The ever excellent Ed West has this to say over at Telegraph blogs, while speaking about our current decline:
There are, of course, many other similarities between our age and the late Roman Empire: a declining birth rate, especially marked among upper-class women; a collapse in religious belief and the growth of a more vital and passionate monotheistic faith from the Middle East; a shrunken attachment to the ideal of the country – patriotism – and increased attachment to the state, a state which virtually all ambitious, educated people wished to work for.
It is perhaps something of a truism to compare our own age with the period of the collapse of the Western Roman Empire. Funnily enough, when researching my thesis, which had a chapter about Saint Augustine, I read quite a lot about what historians call Late Antiquity.
Late Antiquity is a fascinating period, and for two reasons. Firstly, it is full of surprises, and secondly it is full of excellent sources, chief of which to my mind is Augustine himself. We know more about Augustine than any other ancient person (with the possible exception of the Emperor Julian) and through him we find a point of entry into the world of Late Antiquity; it is only hundreds of years later that we have a similar insight into what people were thinking and feeling, when we reach the confessional writings of the seventeenth century.
So, what can we learn from the twilight of the Roman Empire?
For a start, it is a mistake to think of it as a twilight. The Empire was substantially intact at the death of Theodosius the Great in 395, and even after 410, when Rome had been sacked by Alaric the Goth, Augustine makes clear in The City of God that he thinks that Rome, though suffering a reverse, is by no means defeated. Indeed, contemporary historians now think that while the fall of the North African provinces was a huge blow, which occurred in the year of Augustine’s death, 430 AD, it was only the two subsequent failures to win them back, in 461 and 468, that doomed the West. So, even into the second half of the fifth century, people in the Roman Empire may well have been confident that the Empire was going to survive, just as it had survived the very difficult period in the third century before the accession of Diocletian.
What is very clear from reading Augustine, and even Jerome, is a strong sense of belief that these men had in the Roman idea, which was for them summed up in Virgil’s immortal line put into the mouth of Jupiter: Imperium sine fine dedi. “I grant them imperial rule without end.” Augustine and Jerome were Christians, but this idea made perfect sense to them. Rome was immortal, granted immorality not by Jupiter but by Divine Providence. Moreover, the other Virgilian tag about Rome’s role in the world, Parcere victis et debellare superbos – “to spare the vanquished and to conquer the proud” – would have made perfect sense to Christians as well.
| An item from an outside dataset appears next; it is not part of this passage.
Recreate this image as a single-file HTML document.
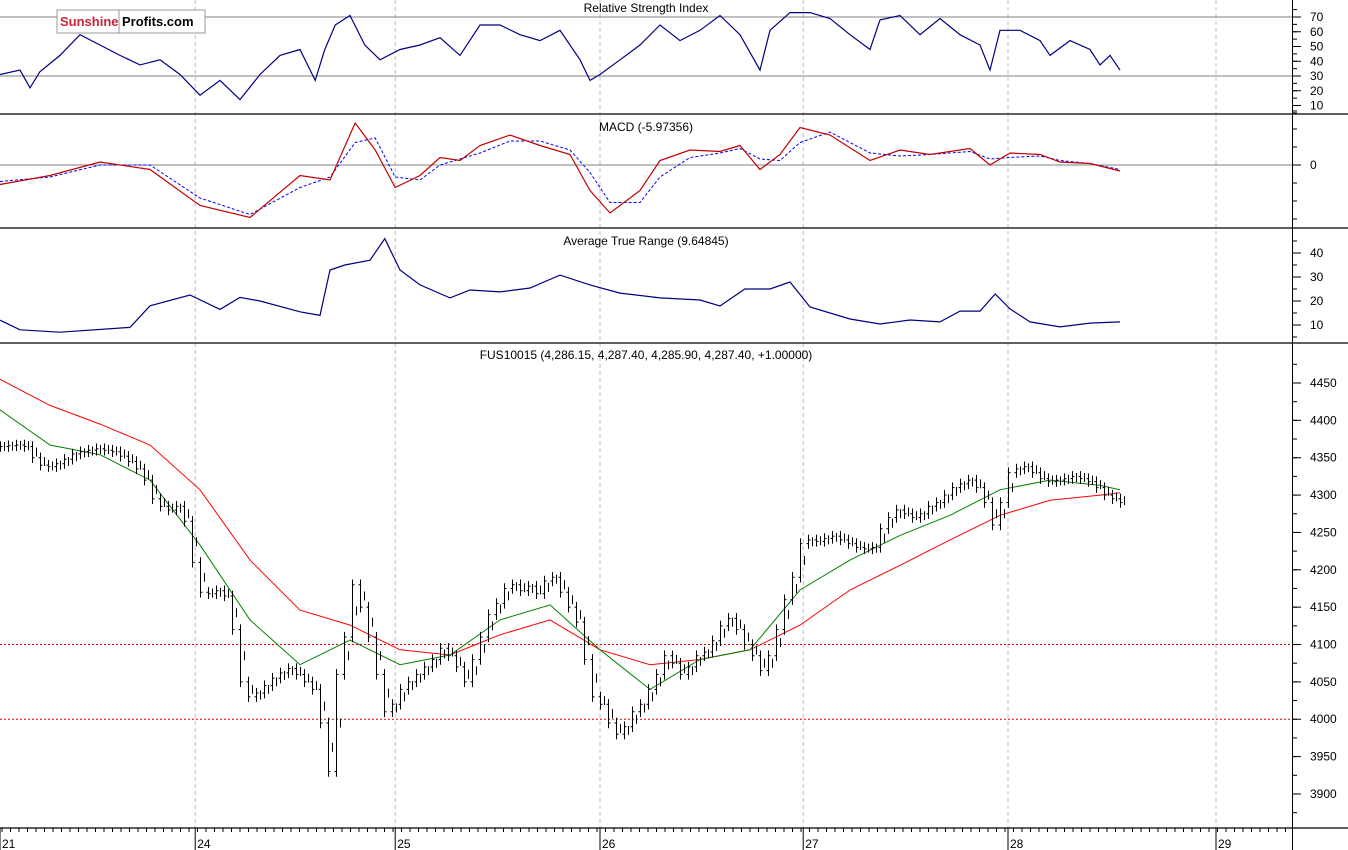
<!DOCTYPE html>
<html><head><meta charset="utf-8">
<style>
html,body{margin:0;padding:0;background:#fff;}
svg{display:block;font-family:"Liberation Sans",Arial,sans-serif;}
</style></head>
<body>
<svg id="chart" width="1348" height="850" viewBox="0 0 1348 850" xmlns="http://www.w3.org/2000/svg">
<rect x="0" y="0" width="1348" height="850" fill="#fff"/>
<g id="grid"></g>
<g id="marks"></g>
<g id="axes"></g>
<g>
<rect x="57" y="10" width="148" height="23" fill="#fff" stroke="#999"/>
<line x1="119" y1="10" x2="119" y2="33" stroke="#999"/>
<text x="60" y="26" font-size="13" font-weight="bold" fill="#c8243c">Sunshine</text>
<text x="122" y="26" font-size="13" font-weight="bold" fill="#000">Profits.com</text>
</g>
</svg>
<script>
// ---- data ----
const dayLabels = ["21","24","25","26","27","28","29"];
const dayIdx = [0, 24.4, 49.4, 75, 100.4, 126, 152];
const closes = [4365,4366,4367,4365,4350,4340,4338,4342,4348,4355,4358,4360,4362,4360,4358,4352,4345,4335,4320,4295,4285,4280,4285,4265,4210,4170,4168,4172,4165,4120,4050,4030,4035,4045,4055,4062,4068,4060,4050,4040,3995,3930,4060,4110,4180,4150,4110,4060,4010,4020,4040,4050,4060,4070,4080,4095,4085,4070,4050,4080,4110,4140,4155,4175,4180,4172,4178,4168,4185,4190,4170,4150,4130,4080,4030,4020,3995,3980,3990,4010,4020,4040,4060,4085,4075,4060,4070,4085,4090,4105,4125,4135,4120,4100,4085,4065,4085,4120,4160,4190,4235,4240,4238,4242,4245,4240,4235,4230,4228,4230,4255,4270,4280,4275,4270,4275,4285,4290,4300,4310,4315,4320,4310,4290,4260,4290,4330,4335,4338,4330,4322,4318,4320,4322,4325,4322,4318,4310,4300,4295,4290];
const maIdx = [0,6.25,12.5,18.75,25,31.25,37.5,43.75,50,56.25,62.5,68.75,75,81.25,87.5,93.75,100,106.25,112.5,118.75,125,131.25,137.5,140];
const maSlow = [4455,4420,4395,4367,4307,4213,4146,4126,4093,4086,4113,4133,4093,4073,4080,4093,4126,4173,4206,4240,4273,4293,4300,4303];
const maFast = [4414,4367,4354,4320,4233,4133,4073,4106,4073,4086,4133,4153,4093,4040,4080,4093,4173,4213,4246,4273,4307,4320,4313,4307];
const rsiIdx = [0,2.5,3.75,5,7.5,10,12.5,15,17.5,20,22.5,25,27.5,30,32.5,35,37.5,39.4,40.6,41.9,43.75,45.6,47.5,50,52.5,55,57.5,60,62.5,65,67.5,70,72.5,73.75,75,77.5,80,82.5,85,87.5,90,92.5,95,96.25,98.75,101.25,103.75,106.25,108.75,110,112.5,115,117.5,120,122.5,123.75,125,127.5,130,131.25,133.75,136.25,137.5,138.75,140];
const rsiVals = [31,34,22,33,44,58,51,44,37.5,41,31,17,27,14,31,44,48,27,48,64.6,71,51,41,48,51,56,44,64.6,64.6,58,54,61,41,27,31,41,51,64.6,54,61,71,58,34,61,73,73,69,58,48,68,71,58,69,58,51,34,61,61,54,44,54,48,37.5,44,34];
const macdIdx = [0,6.25,12.5,18.75,25,31.25,37.5,41.25,44.4,46.9,49.4,52.5,55,57.5,60,63.75,67.5,71.25,73.75,76.25,80,82.5,86.25,90,92.5,95,97.5,100,103.75,108.75,112.5,116.25,121.25,123.75,126.25,130,132.5,136.25,140];
const macdVals = [-13,-7,2,-3,-27,-35,-7,-10,28,10,-15,-7,5,3,13,20,13,7,-17,-32,-17,3,10,9,13,-3,7,25,20,3,10,7,11,0,8,7,2,1,-4];
const sigVals = [-11,-8,0,0,-22,-33,-15,-8,15,18,-8,-10,0,4,8,16,16,10,-5,-25,-25,-8,5,8,11,4,3,15,22,8,6,7,9,4,5,6,3,1,-3];
const atrIdx = [0,2.5,7.5,16.25,18.75,23.75,27.5,30,32.5,37.5,40,41.25,43.1,46.25,48.1,50,52.5,56.25,58.75,62.5,66.25,70,73.75,77.5,82.5,87.5,90,93.1,96.25,98.75,101.25,106.25,110,113.75,117.5,120,122.5,124.4,126.25,128.75,132.5,136.25,140];
const atrVals = [12,8,7,9,18,22.5,16.5,21.5,20,15.5,14,32.9,35,37,46,32.9,26.7,21.3,24.6,23.8,25.4,30.8,26.7,23.3,21.3,20.4,17.9,25,25,27.9,17.5,12.5,10.4,12.1,11.3,15.8,15.8,22.9,16.7,11.3,9.2,10.8,11.3];
const priceTicks = [4450,4400,4350,4300,4250,4200,4150,4100,4050,4000,3950,3900];
const rsiTicks = [70,60,50,40,30,20,10];
const atrTicks = [40,30,20,10];
const refLevels = [4100,4000];

// ---- scales ----
const X = i => i*8;
const PY = v => 383 + (4450 - v)/50*37.36;
const RY = v => 17 + (70 - v)*1.475;
const MY = v => 165 - v*1.5;
const AY = v => 253 + (40 - v)*2.4;
const NS = "http://www.w3.org/2000/svg";
const grid = document.getElementById('grid'), marks = document.getElementById('marks'), axes = document.getElementById('axes');
function mk(tag, attrs, parent){const e=document.createElementNS(NS,tag);for(const k in attrs)e.setAttribute(k,attrs[k]);parent.appendChild(e);return e;}
function linePath(idx, vals, f){return idx.map((d,i)=>(i?'L':'M')+X(d).toFixed(1)+','+f(vals[i]).toFixed(1)).join('');}

dayIdx.forEach((d,i)=>{
  if(i===0) return;
  const g = mk('line',{x1:X(d),x2:X(d),y1:0,y2:828,stroke:'#bbb','stroke-dasharray':'4,3'},grid);
  
  
});
[[RY(70)],[RY(30)],[MY(0)]].forEach(a=>{
  const l = mk('line',{x1:0,x2:1292,y1:a[0],y2:a[0],stroke:'#808080'},grid);
  
  
});
refLevels.forEach(v=>{
  const l = mk('line',{x1:0,x2:1292,y1:PY(v),y2:PY(v),stroke:'#d00','stroke-dasharray':'2,2'},grid);
  
  
});

let p = mk('path',{d:linePath(rsiIdx,rsiVals,RY),fill:'none',stroke:'#000080','stroke-width':1.2},marks);


p = mk('path',{d:linePath(macdIdx,sigVals,MY),fill:'none',stroke:'#0000ff','stroke-dasharray':'3,2'},marks);


p = mk('path',{d:linePath(macdIdx,macdVals,MY),fill:'none',stroke:'#c00000','stroke-width':1.2},marks);


p = mk('path',{d:linePath(atrIdx,atrVals,AY),fill:'none',stroke:'#000080','stroke-width':1.2},marks);


p = mk('path',{d:linePath(maIdx,maSlow,PY),fill:'none',stroke:'#f00'},marks);


p = mk('path',{d:linePath(maIdx,maFast,PY),fill:'none',stroke:'#008000'},marks);


closes.forEach((c,i)=>{
  const prev = i? closes[i-1] : c;
  const hi = Math.max(prev,c)+7, lo = Math.min(prev,c)-7;
  const g = mk('g',{stroke:'#000'},marks);
  
  
  const x = X(i)+0.5;
  mk('line',{x1:x,x2:x,y1:PY(hi),y2:PY(lo)},g);
  mk('line',{x1:x-2,x2:x,y1:PY(prev),y2:PY(prev)},g);
  mk('line',{x1:x,x2:x+2,y1:PY(c),y2:PY(c)},g);
  const xm = x+4, mid=(prev+c)/2;
  mk('line',{x1:xm,x2:xm,y1:PY(mid+6),y2:PY(mid-6)},g);
});

[114,228,343,828].forEach(y=>{
  const l = mk('line',{x1:0,x2:1348,y1:y,y2:y,stroke:'#000','stroke-width':1.3},axes);
  
  
});
mk('line',{x1:1292.5,x2:1292.5,y1:0,y2:850,stroke:'#000'},axes);
function yTicks(vals,f,name){
  vals.forEach(v=>{
    const y=f(v);
    mk('line',{x1:1292,x2:1301,y1:y,y2:y,stroke:'#000'},axes);
    const t = mk('text',{x:1310,y:y+4,'font-size':12,fill:'#000'},axes);
    t.textContent=v;
    
    
  });
}
yTicks(priceTicks,PY,'price');
yTicks(rsiTicks,RY,'rsi');
yTicks(atrTicks,AY,'atr');
yTicks([0],MY,'macd');
for(let v=3875; v<=4475; v+=25) mk('line',{x1:1292,x2:1297,y1:PY(v),y2:PY(v),stroke:'#000'},axes);
for(let v=5; v<=75; v+=5) mk('line',{x1:1292,x2:1297,y1:RY(v),y2:RY(v),stroke:'#000'},axes);
for(let v=-30; v<=30; v+=10) mk('line',{x1:1292,x2:1297,y1:MY(v*1.2),y2:MY(v*1.2),stroke:'#000'},axes);
for(let v=5; v<=45; v+=5) mk('line',{x1:1292,x2:1297,y1:AY(v),y2:AY(v),stroke:'#000'},axes);
for(let x=2; x<1292; x+=8.5) mk('line',{x1:x,x2:x,y1:828,y2:832,stroke:'#000'},axes);
dayIdx.forEach((d,i)=>{
  const x=X(d);
  mk('line',{x1:x,x2:x,y1:828,y2:850,stroke:'#000'},axes);
  const t = mk('text',{x:x+2,y:848,'font-size':12,fill:'#000'},axes);
  t.textContent=dayLabels[i];
  
  
});
[["Relative Strength Index",12,"rsi-title"],["MACD (-5.97356)",131,"macd-title"],["Average True Range (9.64845)",245,"atr-title"],["FUS10015 (4,286.15, 4,287.40, 4,285.90, 4,287.40, +1.00000)",359,"price-title"]].forEach(a=>{
  const t = mk('text',{x:646,y:a[1],'font-size':12,'text-anchor':'middle',fill:'#000'},axes);
  t.textContent=a[0];
  
  
});
</script>
</body></html>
So the world of Late Antiquity, it seems to me, had a very clear idea of itself and what it was for. This, it strikes me, is in marked contrast to our own world, which may talk of values, but rarely says what those values are.
But if that is the case, why did the Western Empire collapse, for collapse it undoubtedly did? The real reason, as far as I can judge from my reading, was internal weakness caused by incessant civil wars. Roman fought Roman until the Western Empire effectively ran out of troops. The Eastern Empire was much less prone to Emperor assassination, usurpation and civil strife. But the West was essentially destroyed by its own military rulers. Alaric, after all, was, though barbarian born, a Roman general, in the pay of the Roman Empire, who sacked the City because he had not been properly paid. One of the Western Empire’s last effective military leaders was Stilicho – half Vandal, but emphatically Roman – murdered by his own son-in-law the ineffectual Emperor Honorius. These people, Goths and Vandals, did not want to destroy the Empire, rather they wanted to take it over from within, and by the fifth century had more or less succeeded. Stilicho was a pretty good ruler and general, but internal divisions did for him. In the sixth century Italy was to be devastated not by Goths, but by Justinian’s Roman armies, trying to reconquer the peninsula for the government in Constantinople.
Jerome, incidentally, in one of his letters, laments the fact that the Empire trusted men like Stilicho; I think the Empire’s mistake was not in trusting Stilicho, but not in trusting him enough. He might just have saved the West.
But what are the lessons for us? Going back to Ed West’s concerns about immigration and asylum seekers, people who come to Europe from Afghanistan generally do so, I would have thought, because they want what Europe has, rather than because they wish to destroy Europe from within. Yes, there are Trojan horses in our midst, but these people are relatively few and far between; the vast majority of immigrants want to integrate, surely, as much as Alaric and Stilicho did.
I am reminded of something a lady who knew a great deal about the Middle East said to me at the time of Rowan Williams’s now famous Sharia Law speech. She told me she had had women ringing her up all day, all saying the same thing: “Doesn’t the Archbishop realise that we came to Britain in order to get away from the oppression of Sharia? And now the very person who should be resisting Sharia is trying to force us back into it.”
If you have read this far, you might agree with me that this is a long and rambling post. My conclusion is that like Augustine, we need to have confidence in our national myth; without it, we are lost. But we are not lost yet.